Именно идеал «неброскости» делал изображение условием, знаком, даже средством прозрения. Ведь если китайскому художнику полагалось по традиции «хранить горы и долы в груди», «жить заодно» с изображаемым предметом, то речь шла, конечно, не о его самоотождествлении с вещами, логически нелепом и практически неосуществимом. Напротив, ему следовало «созерцать вещи, оставляя их за собой». Вместить в себя мир означало перевести восприятие вещей-объектов в переживание хранимой внутри «подлинности» бытия. Смотреть на вещи «в лучах вечности» означало видеть их неотвратимо уходящими, в конечном счете – увековечивать все сущее в опыте смерти. Мир, тающий на глазах, словно прозрачные испарения земли или легкая дымка небес, откликался в сердце художника захватывающим чувством соприкосновения с тайной жизни. Необыкновенная сила и искренность этого чувства как никогда отчетливо запечатлелись в цветовой гамме минских живописцев, единодушно отдающих предпочтение чистым и свежим краскам – совершенно непосредственным, но с легкостью приобретающим свойства архаизированной и даже фантастической декоративности. Эти краски возвращают нас в мир умирающий и уже умерший в пророческом видении художника. Но то же видение утверждает вечноживые качества всего сущего в символически-сокровенном измерении опыта.

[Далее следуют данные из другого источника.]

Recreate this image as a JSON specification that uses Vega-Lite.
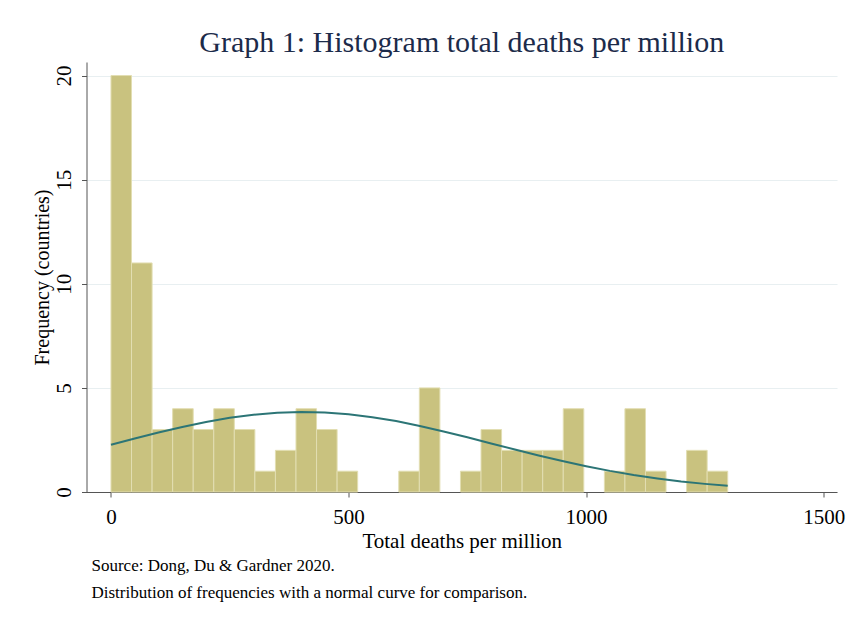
{
  "$schema": "https://vega.github.io/schema/vega-lite/v6.json",
  "autosize": {"type": "none"},
  "padding": {"left": 86.5, "top": 62, "right": 21, "bottom": 133},
  "width": 750.5,
  "height": 430,
  "background": "white",
  "config": {
    "font": "Liberation Serif",
    "view": {"stroke": null}
  },
  "datasets": {
    "bins": [
      {"bin_start": 0, "bin_end": 43.27, "count": 20},
      {"bin_start": 43.27, "bin_end": 86.53, "count": 11},
      {"bin_start": 86.53, "bin_end": 129.8, "count": 3},
      {"bin_start": 129.8, "bin_end": 173.07, "count": 4},
      {"bin_start": 173.07, "bin_end": 216.33, "count": 3},
      {"bin_start": 216.33, "bin_end": 259.6, "count": 4},
      {"bin_start": 259.6, "bin_end": 302.87, "count": 3},
      {"bin_start": 302.87, "bin_end": 346.13, "count": 1},
      {"bin_start": 346.13, "bin_end": 389.4, "count": 2},
      {"bin_start": 389.4, "bin_end": 432.67, "count": 4},
      {"bin_start": 432.67, "bin_end": 475.93, "count": 3},
      {"bin_start": 475.93, "bin_end": 519.2, "count": 1},
      {"bin_start": 605.73, "bin_end": 649.0, "count": 1},
      {"bin_start": 649.0, "bin_end": 692.27, "count": 5},
      {"bin_start": 735.53, "bin_end": 778.8, "count": 1},
      {"bin_start": 778.8, "bin_end": 822.07, "count": 3},
      {"bin_start": 822.07, "bin_end": 865.33, "count": 2},
      {"bin_start": 865.33, "bin_end": 908.6, "count": 2},
      {"bin_start": 908.6, "bin_end": 951.87, "count": 2},
      {"bin_start": 951.87, "bin_end": 995.13, "count": 4},
      {"bin_start": 1038.4, "bin_end": 1081.67, "count": 1},
      {"bin_start": 1081.67, "bin_end": 1124.93, "count": 4},
      {"bin_start": 1124.93, "bin_end": 1168.2, "count": 1},
      {"bin_start": 1211.47, "bin_end": 1254.73, "count": 2},
      {"bin_start": 1254.73, "bin_end": 1298.0, "count": 1}
    ],
    "curve": [
      {"deaths": 0, "frequency": 2.273},
      {"deaths": 50, "frequency": 2.568},
      {"deaths": 100, "frequency": 2.855},
      {"deaths": 150, "frequency": 3.123},
      {"deaths": 200, "frequency": 3.361},
      {"deaths": 250, "frequency": 3.561},
      {"deaths": 300, "frequency": 3.713},
      {"deaths": 350, "frequency": 3.809},
      {"deaths": 400, "frequency": 3.846},
      {"deaths": 450, "frequency": 3.821},
      {"deaths": 500, "frequency": 3.736},
      {"deaths": 550, "frequency": 3.595},
      {"deaths": 600, "frequency": 3.405},
      {"deaths": 650, "frequency": 3.173},
      {"deaths": 700, "frequency": 2.91},
      {"deaths": 750, "frequency": 2.627},
      {"deaths": 800, "frequency": 2.333},
      {"deaths": 850, "frequency": 2.039},
      {"deaths": 900, "frequency": 1.754},
      {"deaths": 950, "frequency": 1.485},
      {"deaths": 1000, "frequency": 1.237},
      {"deaths": 1050, "frequency": 1.014},
      {"deaths": 1100, "frequency": 0.818},
      {"deaths": 1150, "frequency": 0.65},
      {"deaths": 1200, "frequency": 0.507},
      {"deaths": 1250, "frequency": 0.39},
      {"deaths": 1298, "frequency": 0.299}
    ]
  },
  "title": {
    "text": "Graph 1: Histogram total deaths per million",
    "fontSize": 30,
    "fontWeight": "normal",
    "color": "#1c2b4a",
    "anchor": "middle",
    "offset": 4
  },
  "resolve": {"scale": {"x": "independent"}, "axis": {"x": "independent"}},
  "layer": [
    {
      "data": {"name": "bins"},
      "mark": {"type": "bar", "color": "#c9c27f", "stroke": "#e2deb2", "strokeWidth": 1},
      "encoding": {
        "x": {
          "field": "bin_start", "type": "quantitative",
          "scale": {"domain": [-51.5, 1528], "nice": false, "zero": false},
          "axis": {
            "values": [0, 500, 1000, 1500],
            "format": "d",
            "title": "Total deaths per million",
            "grid": false,
            "domainColor": "#555555",
            "tickColor": "#555555",
            "tickSize": 5,
            "labelFontSize": 21,
            "labelColor": "black",
            "labelPadding": 9,
            "titleFontSize": 21,
            "titleFontWeight": "normal",
            "titleColor": "black",
            "titlePadding": 3
          }
        },
        "x2": {"field": "bin_end"},
        "y": {
          "field": "count", "type": "quantitative",
          "scale": {"domain": [0, 20.65], "nice": false},
          "axis": {
            "values": [0, 5, 10, 15, 20],
            "title": "Frequency (countries)",
            "grid": true,
            "gridColor": "#e8eff1",
            "gridWidth": 1.2,
            "domainColor": "#555555",
            "tickColor": "#555555",
            "tickSize": 5,
            "labelAngle": -90,
            "labelAlign": "center",
            "labelBaseline": "bottom",
            "labelFontSize": 21,
            "labelColor": "black",
            "labelPadding": 7,
            "titleFontSize": 20,
            "titleFontWeight": "normal",
            "titleColor": "black",
            "titlePadding": 1
          }
        },
        "y2": {"datum": 0}
      }
    },
    {
      "data": {"name": "curve"},
      "mark": {"type": "line", "color": "#2c7576", "strokeWidth": 2},
      "encoding": {
        "x": {
          "field": "deaths", "type": "quantitative",
          "scale": {"domain": [-51.5, 1528], "nice": false, "zero": false},
          "axis": {
            "orient": "bottom",
            "title": ["Source: Dong, Du & Gardner 2020.", "Distribution of frequencies with a normal curve for comparison."],
            "domain": false,
            "ticks": false,
            "labels": false,
            "grid": false,
            "offset": 65,
            "titlePadding": 0,
            "titleAnchor": "start",
            "titleAlign": "left",
            "titleX": 4.5,
            "titleFontSize": 17,
            "titleFontWeight": "normal",
            "titleColor": "black",
            "titleLineHeight": 27
          }
        },
        "y": {"field": "frequency", "type": "quantitative"}
      }
    }
  ]
}
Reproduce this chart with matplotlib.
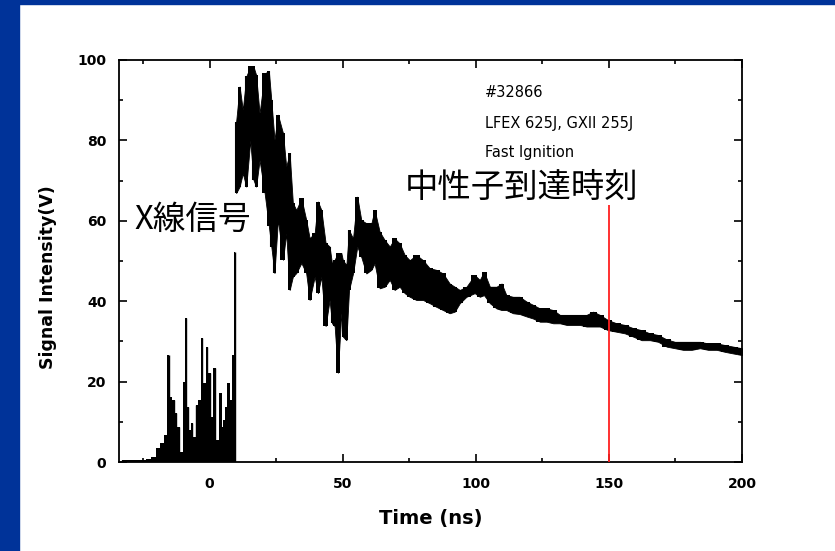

Так эстетика минской живописи помогает уяснить природу уподобления художественного творчества Великой Смерти чаньского просветления. Добавим, что идея бесконечно сложной геометрии Хаоса созвучна акценту минской философии на бесконечности самосовершенствования, превосходящего даже моральный выбор. В мире Хаоса нет и не может быть неразрешимых противоречий. А сама философема Хаоса оправдывала интерес минских мыслителей к повседневной жизни, к мелочам быта. Она наилучшим образом воспитывала в мастере-подвижнике долготерпение и покой духа, без которых не бывает и чистоты сердца.
Созерцание бесконечно дробящейся мозаики бытия – главный и наиболее оригинальный мотив китайской традиции. Им определены важнейшие стилистические особенности китайского искусства, сообщавшего не столько о бытии вещей, сколько о со-бытийности всего сущего. Такое со-бытие возвращает нас к неисчерпаемой конкретности вечно-отсутствующего. Сеть «драконьих вен» разбегается, рассеивается в ускользающих нюансах пространственно-временного континуума и переводит картину в чисто плоскостное, декоративное измерение. Именно «рассеивание» (сань) отождествлялось в Китае с творческим актом, спонтанной самопотерей Хаоса как своего рода организующего распада. «Письмо – это рассеивание», – говорится в «Слове о письме» Цай Юна (II в.), одном из первых сочинений об искусстве каллиграфии. Цай Юн связывает акт «рассеивания» с состоянием духовного покоя и расслабления как условия внутренней концентрации: «Тот, кто желает писать, прежде пусть посидит прямо, упокоит мысли и отдастся влечению воли, не изрекает слов, не сбивает дыхания и запечатает свой дух глубоко внутри, тогда письмо его непременно будет превосходным…»[444]
Весенние облака – как белые журавли; они парят высоко и привольно.